Consider gold. Gold occupies a specific point in space. A gold coin cannot exist in multiple points simultaneously. I cannot store a gold coin at my house and store that same gold coin in my bank deposit box. Gold also has density. I cannot transport one million dollar's worth of gold through airport security because it would weigh over 40 pounds and would be easily picked up by a metal detector. To transport one million dollar's worth of gold from New York to Berlin, one would have to pay for international shipping, and the total cost would be over $300, and that's a conservative estimate(1). For larger amounts, such as the transfers of several billion dollars' worth of gold to Fort Knox, operations to build gold vaults cost millions of modern-day dollars. It can also be inferred that millions of dollars are spent every year on guards and maintenance, which is necessary to store over 4,000 tons of gold. Gold can be sold in large amounts, but transportation can be expensive. Gold is mined by many different companies, and it is universally acknowledged as a store of value. Stealing large amounts gold can be tricky because of it's bulk, but overall, it's easy to move around relatively small amounts.

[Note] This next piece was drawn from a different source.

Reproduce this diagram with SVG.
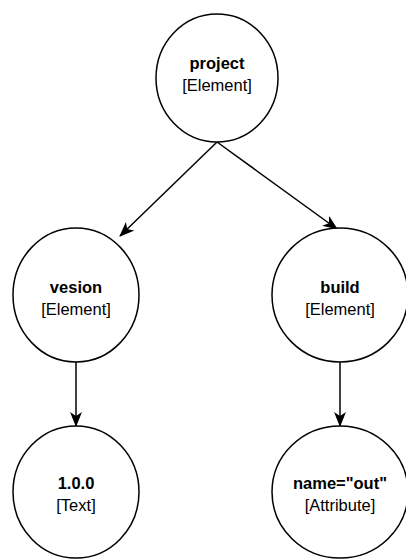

Now let's consider cash. Cash, like gold, cannot exist in multiple locations, because it occupies a definite point in space. It can be treated very similarly to gold in that it costs large amounts of money to secure. One difference, however, is that central banks have the power to essentially print as many banknotes as they want(3). This creates risk that a third party may cause high inflation or engage in currency manipulation. Banknotes are accepted at nearly every merchant within their jurisdiction. However, in order to spend banknotes outside of the original jurisdiction, one must convert them to foreign currency. Banknotes, like gold, must be stolen physically, and depending on the denomination stolen, the value per pound of banknotes may or may not be worth the effort to steal. Cash can be traced through serial number(4), although this is difficult. Transporting cash is also expensive, although this can be alleviated by converting it into digital fiat.
Digital fiat currency can be found in bank accounts, on stock markets, on Paypal, on credit cards and in the form of gift cards. Digital fiat is unique because several people can own it at the same time. For example, If I buy a $100 visa gift card and share the code with my friend, which of us owns that money? Most would argue that it's whoever can spend it first. Digital fiat currency has become increasingly easy to steal through fraud (5) and hackers have been hard at work. Use of digital fiat also required trust in a third party. Digital fiat service providers have become notorious for freezing user accounts upon government request, and even if a user's transactions look suspicious. Fees are also high with digital fiat, and there are many government barriers to using it internationally. Anti- money laundering laws in many countries make it extremely difficult to use digital fiat.
Finally, look at bitcoin. Bitcoin requires no third party trust, and, provided you own the private key, nobody can take your bitcoins away from you. The private key is a short string of numbers and letters, meaning that once the corresponding address receives value, that short string itself has value. Isn't that an amazing concept? Bitcoins can also exist in many points in space simultaneously. For example, I could print out a private key and store 20 copies in different locations, and they would exist at each place at the same time. Bitcoin is also unique in that multi signature wallets can be arranged, where a specific number of shareholders must collaborate in order to spend value. In that regard, bitcoin exists in a "limbo state" until it is spent. Bitcoin can also be used to verify that a piece of data is an authentic copy, or to upload a message or data onto the blockchain. Bitcoin is also not a physical thing, meaning that sending 100 million dollars could cost the same as sending 5 dollars. Compare this to gold and cash, which are bulky things. The supply of bitcoin is cut off at 21 million coins, so there is no chance of unexpected inflation occurring. Bitcoin, like gold, is universal, in that a bitcoin in China is the same as a bitcoin in Brazil. In short, bitcoin is a revolutionary new way to store value.